In my opinion, the first point raised by the learned counsel for the appellants to the effect that the appellants were protected under Section 41 of the Transfer of Property Act, must fail.

10. Learned counsel for the appellants thereafter submitted that the findings of the Court of appeal below with respect to possession of the land in dispute and the passing of consideration for the sale of the property in Schedule 1 of the sale deed, dated the 28th of January, 1948, was erroneous. Learned counsel hag drawn my attention to ground No. 8 taken in the memorandum of appeal filed in this Court.

In my opinion, however, such a ground viz., that the findings of the final Court of fact are vitiated by errors of record and misreading of evidence, is too vague a ground to be taken into consideration at this stage.

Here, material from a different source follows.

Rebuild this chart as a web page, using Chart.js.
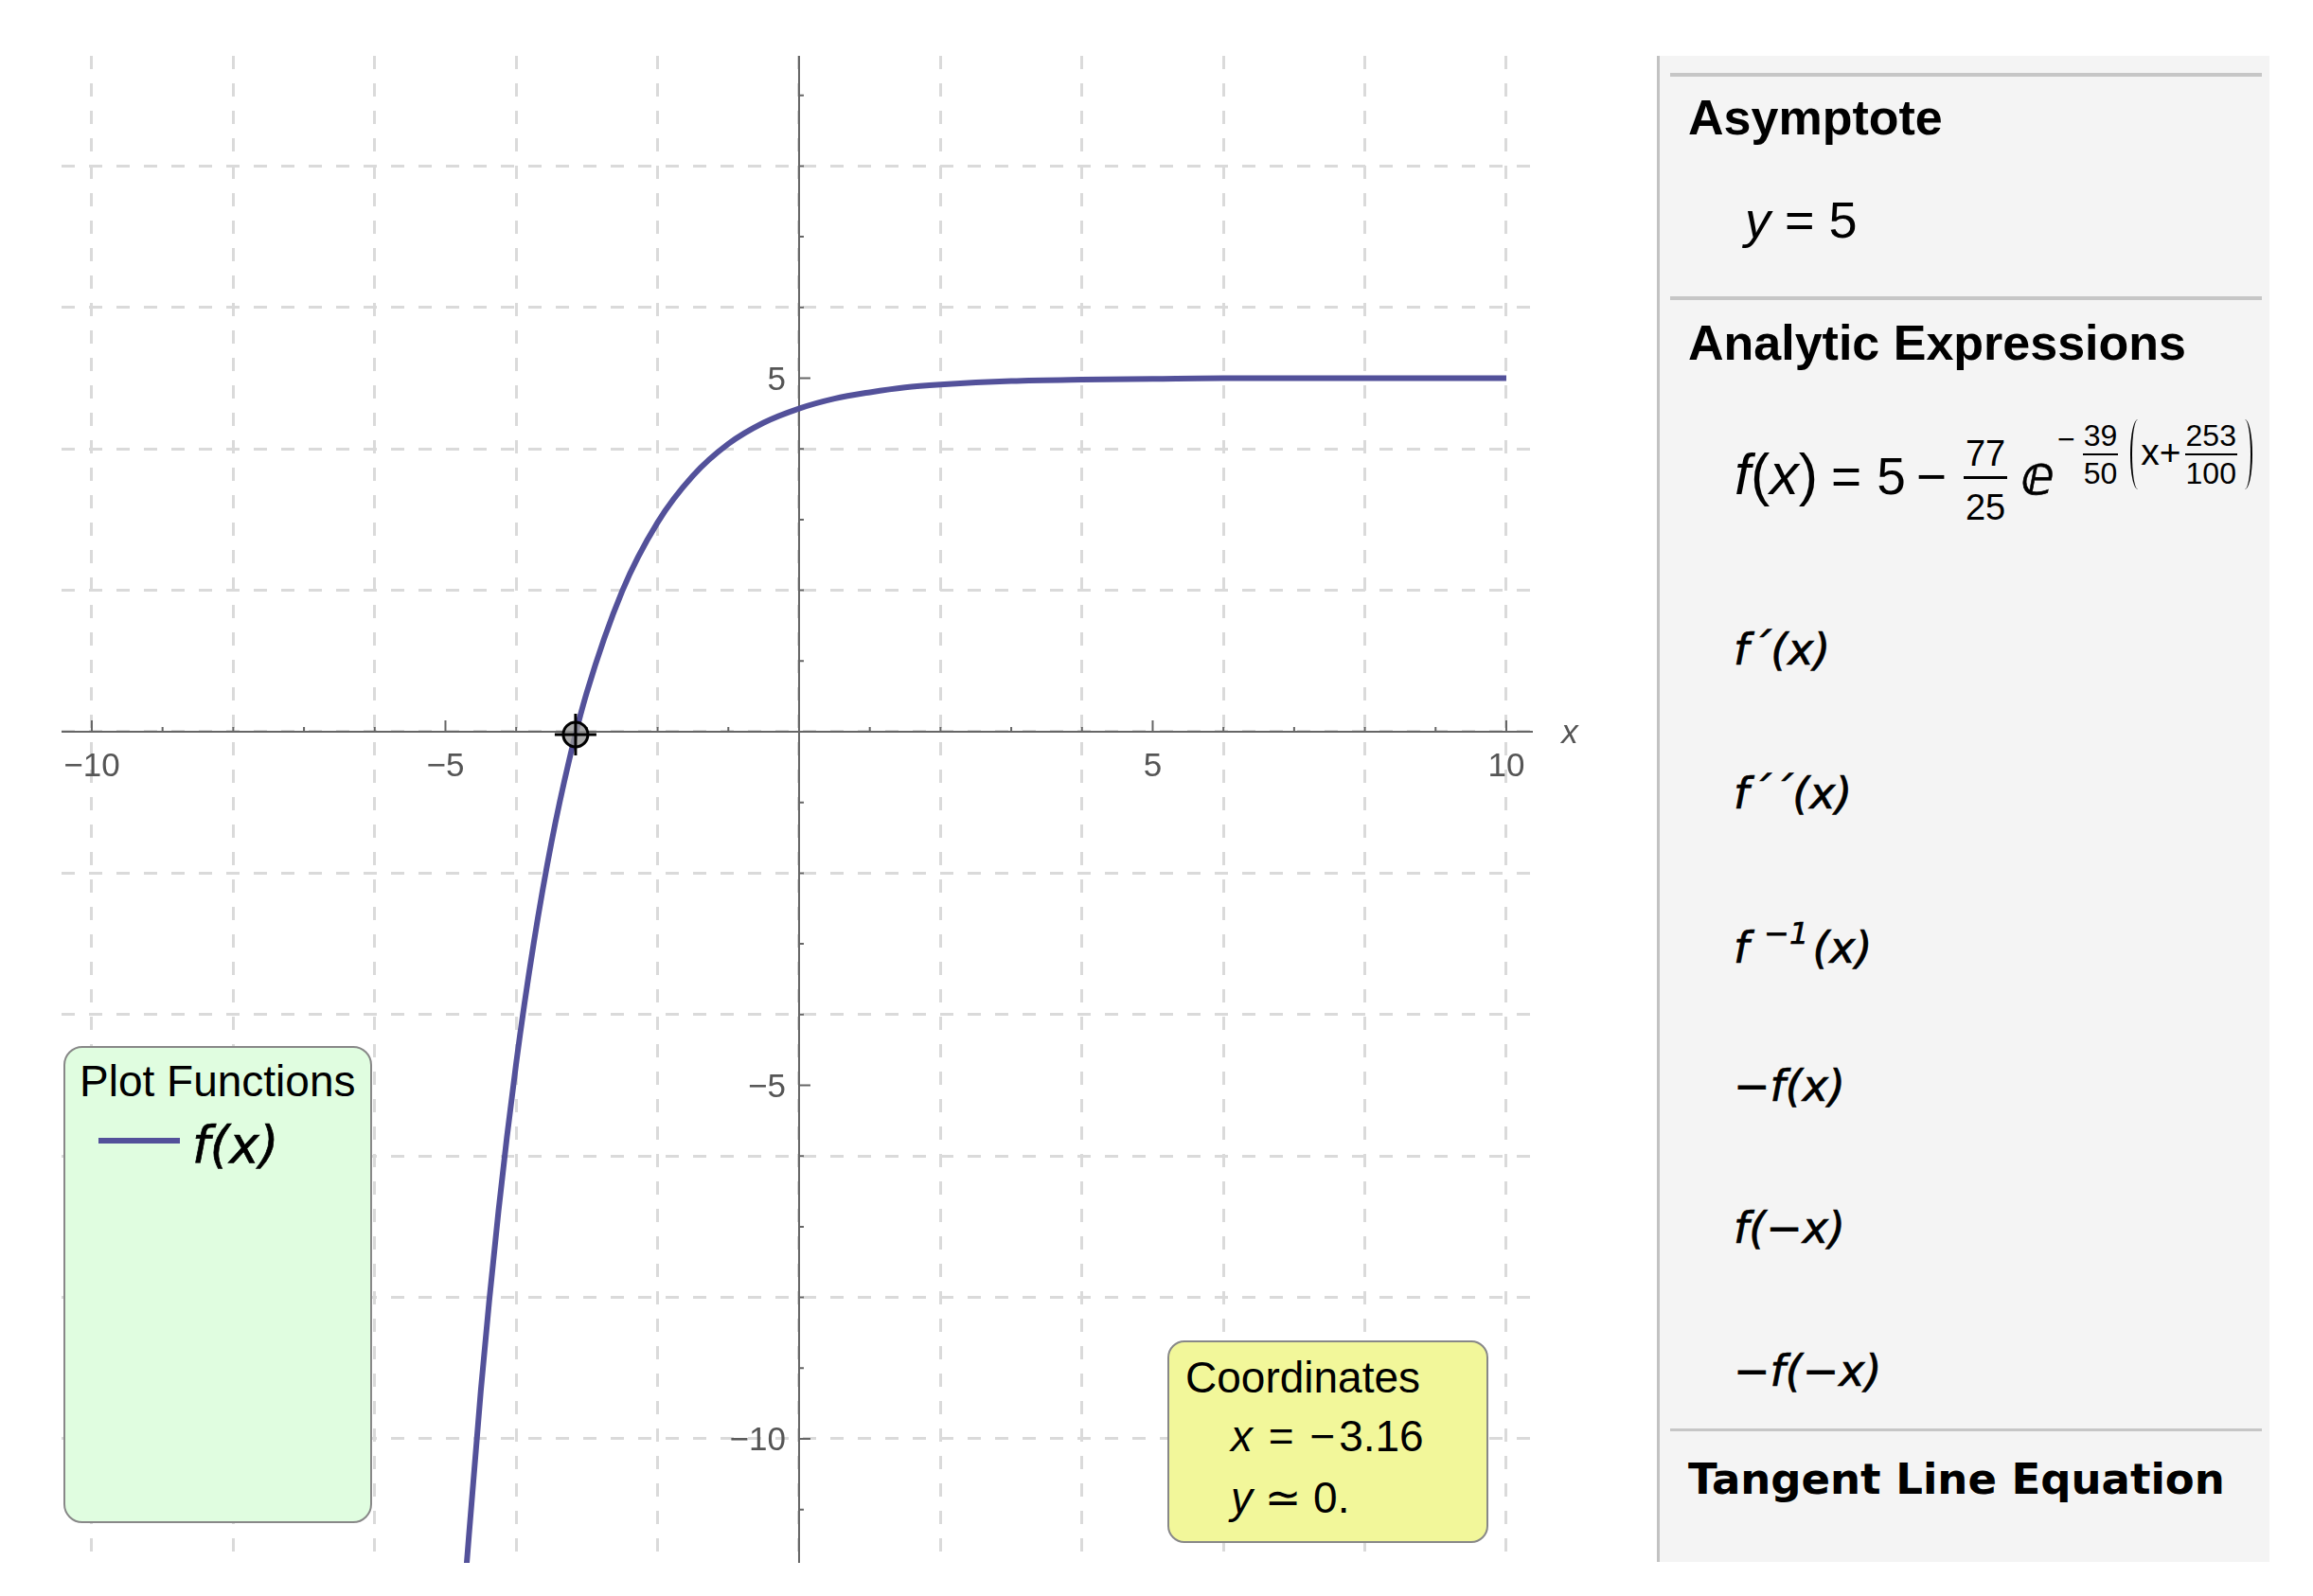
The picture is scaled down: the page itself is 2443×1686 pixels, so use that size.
<!DOCTYPE html>
<html>
<head>
    <title>f(x) plot</title>
    <script src="https://cdn.jsdelivr.net/npm/chart.js"></script>
    <style>
        body { margin: 0; width: 2443px; height: 1686px; background: #fff; overflow: hidden; position: relative; font-family: "Liberation Sans", "DejaVu Sans", sans-serif; color: #000; }
        .abs { position: absolute; white-space: nowrap; line-height: 1; }
        #wrap { position: absolute; left: 0; top: 0; width: 1700px; height: 1686px; }
        #panel { position: absolute; left: 1750px; top: 59px; width: 647px; height: 1591px; background: #f4f4f4; border-left: 3px solid #c2c2c2; box-sizing: border-box; }
        .sep { position: absolute; left: 1764px; width: 625px; height: 4px; background: #c6c6c6; }
        .hd { font-weight: bold; font-size: 52px; left: 1783px; }
        .fn { font-family: "DejaVu Sans", sans-serif; font-style: oblique; font-size: 46px; left: 1831px; -webkit-text-stroke: 0.7px #000; }
        .box { position: absolute; box-sizing: border-box; border: 2.5px solid #888; }
        #formula { font-size: 55px; left: 1832px; top: 460px; }
        .frac { display: inline-block; text-align: center; vertical-align: -27px; }
        .frac .n { display: block; line-height: 1; padding: 0 2px 5px; border-bottom: 3px solid #000; }
        .frac .d { display: block; line-height: 1; padding-top: 11px; }
        #expo { display: flex; align-items: center; height: 74px; left: 2173px; top: 443px; }
        #expo .frac { vertical-align: baseline; }
        #expo .frac .n { font-size: 32px; padding: 0 1px 3px; border-bottom: 2px solid #000; }
        #expo .frac .d { font-size: 32px; padding-top: 3px; }
        .par { display: inline-block; width: 8px; height: 74px; box-sizing: border-box; }
        .par.l { border-left: 2.5px solid #000; border-radius: 100% 0 0 100% / 50% 0 0 50%; margin: 0 3px 0 13px; }
        .par.r { border-right: 2.5px solid #000; border-radius: 0 100% 100% 0 / 0 50% 50% 0; margin-left: 8px; }
    </style>
</head>
<body>
    <div id="wrap"><canvas id="plot"></canvas></div>

    <!-- legend box -->
    <div class="box" style="left:67px; top:1105px; width:326px; height:504px; background:#e0fde0; border-radius:20px;"></div>
    <div class="abs" style="left:84px; top:1119px; font-size:46px;">Plot Functions</div>
    <div class="abs" style="left:104px; top:1202px; width:86px; height:6px; background:#53519a;"></div>
    <div class="abs" style="left:203px; top:1183px; font-size:53px; font-family:'DejaVu Sans'; font-style:oblique; -webkit-text-stroke:0.7px #000;">f(x)</div>

    <!-- coordinates box -->
    <div class="box" style="left:1233px; top:1416px; width:339px; height:214px; background:#f2f79a; border-radius:18px;"></div>
    <div class="abs" style="left:1252px; top:1432px; font-size:46px;">Coordinates</div>
    <div class="abs" style="left:1300px; top:1494px; font-size:46px; word-spacing:4px;"><i>x</i> = −&#8202;3.16</div>
    <div class="abs" style="left:1300px; top:1559px; font-size:46px;"><i>y</i> ≃ 0.</div>

    <!-- right panel -->
    <div id="panel"></div>
    <div class="sep" style="top:77px"></div>
    <div class="abs hd" style="top:98px">Asymptote</div>
    <div class="abs" style="left:1843px; top:205px; font-size:54px;"><i>y</i> = 5</div>
    <div class="sep" style="top:313px"></div>
    <div class="abs hd" style="top:336px">Analytic Expressions</div>
    <div class="abs" id="formula"><span style="font-size:61px"><i>f</i>(<i>x</i>)</span><span style="margin-left:14px">=</span><span style="margin-left:16px">5</span><span style="margin-left:11px">−</span><span class="frac" style="font-size:38px; margin-left:18px"><span class="n">77</span><span class="d">25</span></span><span style="font-family:'DejaVu Sans'; font-size:58px; margin-left:14px; -webkit-text-stroke:0.6px #000;">ⅇ</span></div>
    <div class="abs" id="expo">
        <span style="font-size:32px; position:relative; top:-16px;">−</span>
        <span class="frac" style="margin-left:8px"><span class="n">39</span><span class="d">50</span></span>
        <span class="par l"></span>
        <span style="font-size:39px; position:relative; top:-3px;">x+</span>
        <span class="frac" style="margin-left:4px"><span class="n">253</span><span class="d">100</span></span>
        <span class="par r"></span>
    </div>
    <div class="abs fn" style="top:663px">f´(x)</div>
    <div class="abs fn" style="top:815px">f´´(x)</div>
    <div class="abs fn" style="top:970px">f<span style="font-size:32px; vertical-align:20px; margin:0 4px 0 16px;">−1</span>(x)</div>
    <div class="abs fn" style="top:1124px">−f(x)</div>
    <div class="abs fn" style="top:1274px">f(−x)</div>
    <div class="abs fn" style="top:1425px">−f(−x)</div>
    <div class="sep" style="top:1509px; height:3px"></div>
    <div class="abs" style="left:1783px; top:1540px; font-family:'DejaVu Sans'; font-weight:bold; font-size:45px;">Tangent Line Equation</div>

    <script>
        // f(x)
        const curveX = [-4.75, -4.5, -4.25, -4, -3.75, -3.5, -3.25, -3, -2.5, -2, -1.5, -1, -0.5, 0, 0.5, 1, 1.5, 2, 3, 4, 5, 6, 8, 10];
        const curveY = [-12.40, -9.32, -6.78, -4.69, -2.98, -1.56, -0.40, 0.56, 1.99, 2.96, 3.62, 4.07, 4.37, 4.57, 4.71, 4.80, 4.87, 4.91, 4.96, 4.98, 4.99, 5.00, 5.00, 5.00];

        // the point under the cursor
        const markX = -3.16;
        const markY = -0.04;

        // grid and ticks
        const gridX = [-10, -8, -6, -4, -2, 0, 2, 4, 6, 8, 10];
        const gridY = [-10, -8, -6, -4, -2, 0, 2, 4, 6, 8];
        const xMinor = [-10, -9, -8, -7, -6, -5, -4, -3, -2, -1, 1, 2, 3, 4, 5, 6, 7, 8, 9, 10];
        const yMinor = [-11, -10, -9, -8, -7, -6, -5, -4, -3, -2, -1, 1, 2, 3, 4, 5, 6, 7, 8, 9];
        const xLabels = [-10, -5, 5, 10];
        const yLabels = [-10, -5, 5];

        const curveColor = '#53519a';

        function fmt(v) {
            return v < 0 ? '\u2212' + Math.abs(v) : String(v);
        }

        // Mathematica style axes through the origin
        const axesPlugin = {
            id: 'mathAxes',
            beforeDatasetsDraw(chart) {
                const {ctx, chartArea: a, scales: {x, y}} = chart;
                const x0 = x.getPixelForValue(0);
                const y0 = y.getPixelForValue(0);
                ctx.save();
                ctx.strokeStyle = '#666';
                ctx.lineWidth = 2;
                ctx.beginPath();
                ctx.moveTo(a.left, y0); ctx.lineTo(a.right, y0);
                ctx.moveTo(x0, a.top); ctx.lineTo(x0, a.bottom);
                xMinor.forEach(v => {
                    const px = x.getPixelForValue(v);
                    const len = xLabels.includes(v) ? 12 : 5;
                    ctx.moveTo(px, y0); ctx.lineTo(px, y0 - len);
                });
                yMinor.forEach(v => {
                    const py = y.getPixelForValue(v);
                    const len = yLabels.includes(v) ? 12 : 5;
                    ctx.moveTo(x0, py); ctx.lineTo(x0 + len, py);
                });
                ctx.stroke();

                ctx.fillStyle = '#555';
                ctx.font = '35px "Liberation Sans"';
                ctx.textBaseline = 'alphabetic';
                ctx.textAlign = 'center';
                xLabels.forEach(v => ctx.fillText(fmt(v), x.getPixelForValue(v), y0 + 47));
                ctx.textAlign = 'right';
                yLabels.forEach(v => ctx.fillText(fmt(v), x0 - 14, y.getPixelForValue(v) + 12.5));
                ctx.font = 'italic 35px "Liberation Sans"';
                ctx.textAlign = 'center';
                ctx.fillText('x', a.right + 39, y0 + 12);
                ctx.restore();
            }
        };

        new Chart(document.getElementById('plot'), {
            type: 'line',
            data: {
                datasets: [
                    {
                        label: 'f(x)',
                        data: curveX.map((v, i) => ({x: v, y: curveY[i]})),
                        borderColor: curveColor,
                        borderWidth: 6,
                        pointRadius: 0,
                        cubicInterpolationMode: 'monotone',
                        clip: 0,
                        order: 3
                    },
                    {
                        data: [{x: markX, y: markY}],
                        showLine: false,
                        pointStyle: 'circle',
                        pointRadius: 13,
                        pointBackgroundColor: 'rgba(150,150,150,0.8)',
                        pointBorderColor: '#000',
                        pointBorderWidth: 3,
                        order: 2
                    },
                    {
                        data: [{x: markX, y: markY}],
                        showLine: false,
                        pointStyle: 'cross',
                        pointRadius: 22,
                        pointBorderColor: '#000',
                        pointBorderWidth: 3,
                        order: 1
                    }
                ]
            },
            options: {
                responsive: true,
                maintainAspectRatio: false,
                animation: false,
                events: [],
                layout: { padding: { left: 65, top: 59, right: 81, bottom: 35 } },
                plugins: { legend: { display: false }, tooltip: { enabled: false } },
                scales: {
                    x: {
                        type: 'linear',
                        min: -10.428,
                        max: 10.375,
                        afterBuildTicks: axis => { axis.ticks = gridX.map(v => ({value: v})); },
                        ticks: { display: false },
                        border: { display: false, dash: [14, 15] },
                        grid: { color: '#dadada', lineWidth: 3, drawTicks: false }
                    },
                    y: {
                        type: 'linear',
                        min: -11.754,
                        max: 9.558,
                        afterBuildTicks: axis => { axis.ticks = gridY.map(v => ({value: v})); },
                        ticks: { display: false },
                        border: { display: false, dash: [14, 15] },
                        grid: { color: '#dadada', lineWidth: 3, drawTicks: false }
                    }
                }
            },
            plugins: [axesPlugin]
        });
    </script>
</body>
</html>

Learned counsel for the appellants has submitted that the following observation of the learned Subordinate Judge, viz., "But the evidence of Sheonandan is that the consideration was paid to the three executants simultaneously" is not based on a proper consideration of the evidence of Sheonandan. In my opinion, it is not possible to reconsider the evidence on record at this stage. No specific error of record was mentioned in the grounds of appeal.

The submission of the learned counsel to the effect that the findings of the Court below with respect to possession and with respect to the passing of consideration are erroneous, cannot succeed. Learned counsel for the appellants has further submitted that the reasonings given by the learned Munsif for not accepting the evidence of the defendants' witnesses were not displaced by the learned Suborodinate Judge and hence the learned Subordinate Judge's judgment accepting the evidence of the defendants' witnesses was erroneous. In view of the fact that all the evidence of the defendants' witnesses was considered by the learned Subordinate Judge in detail, this contention raised by the learned counsel must also fail.

11. All the contentions raised by the learned counsel for the appellants having failed, the appeal is dismissed with costs payable to respondents Nos. 1 to 8, who were defendants Nos. 1 to 8.